Observers have taken this to imply special measures targeted at cattle over 30 months old, a view confirmed partially by the British Minister for Agriculture, Mr Douglas Hogg, who admitted on television yesterday that the advisory committee did not recommend a slaughter policy "but did focus on the problem of cows over the age of 30 months". There were very few cases of cattle under that age infected by BSE, he said.

Sources in Brussels do not expect the standing committee, which votes by qualified majority, or the Commission to go beyond taking measures to protect the markets and consumers of the other 14 member states. Even recommending to the British that they should slaughter some of their herd is regarded as fraught with political dangers - better to let the logic of the collapse of their markets force the British to take the decision "freely" for themselves.
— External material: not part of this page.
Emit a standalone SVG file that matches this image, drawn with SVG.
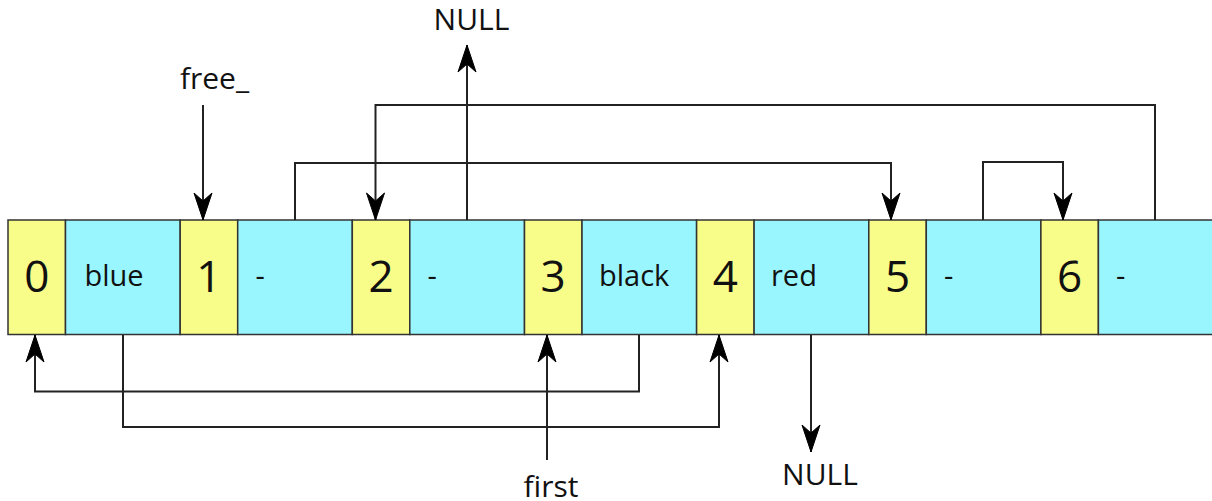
<svg xmlns="http://www.w3.org/2000/svg" width="1212" height="501" viewBox="0 0 1212 501">
<style>
.y{fill:#f8fc88;stroke:#333;stroke-width:1.5}
.c{fill:#9af6fe;stroke:#333;stroke-width:1.5}
.d{font-family:"Open Sans","Noto Sans",sans-serif;font-size:44px;fill:#111;text-anchor:middle}
.t{font-family:"Open Sans","Noto Sans",sans-serif;font-size:29px;fill:#111}
.l{font-family:"Open Sans","Noto Sans",sans-serif;font-size:30px;fill:#111;text-anchor:middle}
.w{fill:none;stroke:#222;stroke-width:2}
</style>
<defs>
<marker id="ah" viewBox="-30 -10 32 20" refX="0" refY="0" markerWidth="32" markerHeight="20" markerUnits="userSpaceOnUse" orient="auto">
<path d="M0,0 L-27,-9 L-19,0 L-27,9 Z" fill="#000" stroke="#000" stroke-width="1" stroke-linejoin="miter"/>
</marker>
</defs>
<rect x="0" y="0" width="1212" height="501" fill="#fff"/>
<g id="cell0"><rect class="y" x="8" y="220" width="57.5" height="114.5"/><text class="d" x="36.8" y="292">0</text></g>
<g id="val0"><rect class="c" x="65.5" y="220" width="114.7" height="114.5"/><text class="t" x="84.5" y="286">blue</text></g>
<g id="cell1"><rect class="y" x="180.2" y="220" width="57.5" height="114.5"/><text class="d" x="208.9" y="292">1</text></g>
<g id="val1"><rect class="c" x="237.7" y="220" width="114.6" height="114.5"/><text class="t" x="255.5" y="286">-</text></g>
<g id="cell2"><rect class="y" x="352.3" y="220" width="57.5" height="114.5"/><text class="d" x="381" y="292">2</text></g>
<g id="val2"><rect class="c" x="409.8" y="220" width="114.7" height="114.5"/><text class="t" x="427.5" y="286">-</text></g>
<g id="cell3"><rect class="y" x="524.5" y="220" width="57.5" height="114.5"/><text class="d" x="553.2" y="292">3</text></g>
<g id="val3"><rect class="c" x="582" y="220" width="114.6" height="114.5"/><text class="t" x="599" y="286">black</text></g>
<g id="cell4"><rect class="y" x="696.6" y="220" width="57.5" height="114.5"/><text class="d" x="725.3" y="292">4</text></g>
<g id="val4"><rect class="c" x="754.1" y="220" width="114.7" height="114.5"/><text class="t" x="771" y="286">red</text></g>
<g id="cell5"><rect class="y" x="868.8" y="220" width="57.5" height="114.5"/><text class="d" x="897.5" y="292">5</text></g>
<g id="val5"><rect class="c" x="926.3" y="220" width="114.6" height="114.5"/><text class="t" x="944" y="286">-</text></g>
<g id="cell6"><rect class="y" x="1040.9" y="220" width="57.5" height="114.5"/><text class="d" x="1069.6" y="292">6</text></g>
<g id="val6"><rect class="c" x="1098.4" y="220" width="116" height="114.5"/><text class="t" x="1116" y="286">-</text></g>
<g id="labels">
<text class="l" x="214.5" y="89">free_</text>
<text class="l" x="471.5" y="30">NULL</text>
<text class="l" x="551" y="497">first</text>
<text class="l" x="820" y="485">NULL</text>
</g>
<g id="connectors">
<path class="w" d="M203,105 V220" marker-end="url(#ah)"/>
<path class="w" d="M467,220 V45" marker-end="url(#ah)"/>
<path class="w" d="M295,220 V163 H891 V220" marker-end="url(#ah)"/>
<path class="w" d="M1155,220 V105 H375.5 V220" marker-end="url(#ah)"/>
<path class="w" d="M983,220 V162 H1063 V220" marker-end="url(#ah)"/>
<path class="w" d="M123,335 V427 H719 V335" marker-end="url(#ah)"/>
<path class="w" d="M639,335 V391.5 H35 V335" marker-end="url(#ah)"/>
<path class="w" d="M547,460 V335" marker-end="url(#ah)"/>
<path class="w" d="M811,335 V452" marker-end="url(#ah)"/>
</g>
</svg>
Not that there won't be calls on Brussels to help with a compensation package, as the British Labour Party's agriculture spokesman, Mr Gavin Strang, made clear yesterday when he called for a limited cull of the national herd. "We want a package, hopefully supported by Europe, funded from the Common Agricultural Policy, to accelerate reduction of the number of BSE cases," he said.

A cull would be enormously expensive, even if applied only to the 1 million of the 11 million British herd which was born before 1990. Currently, the British Ministry of Agriculture is paying compensation of £700 sterling per BSE infected animal put down. With the costs of slaughter and incineration added on, experts put the bill for such a limited slaughter at well in excess of £1 billion sterling. The slaughter of the full herd could cost up to £20 billion sterling.

The implications for the British economy and the EU's farm budget are colossal - only 10 days ago the Commission identified savings in the farm budget between 1997 and 1999 of £4 billion, largely attributable to the GATT reforms.

The Commission President, Mr Jacques Santer, had suggested that half the savings could be returned to the member states and the other half invested in job creation projects such as the Trans European Networks.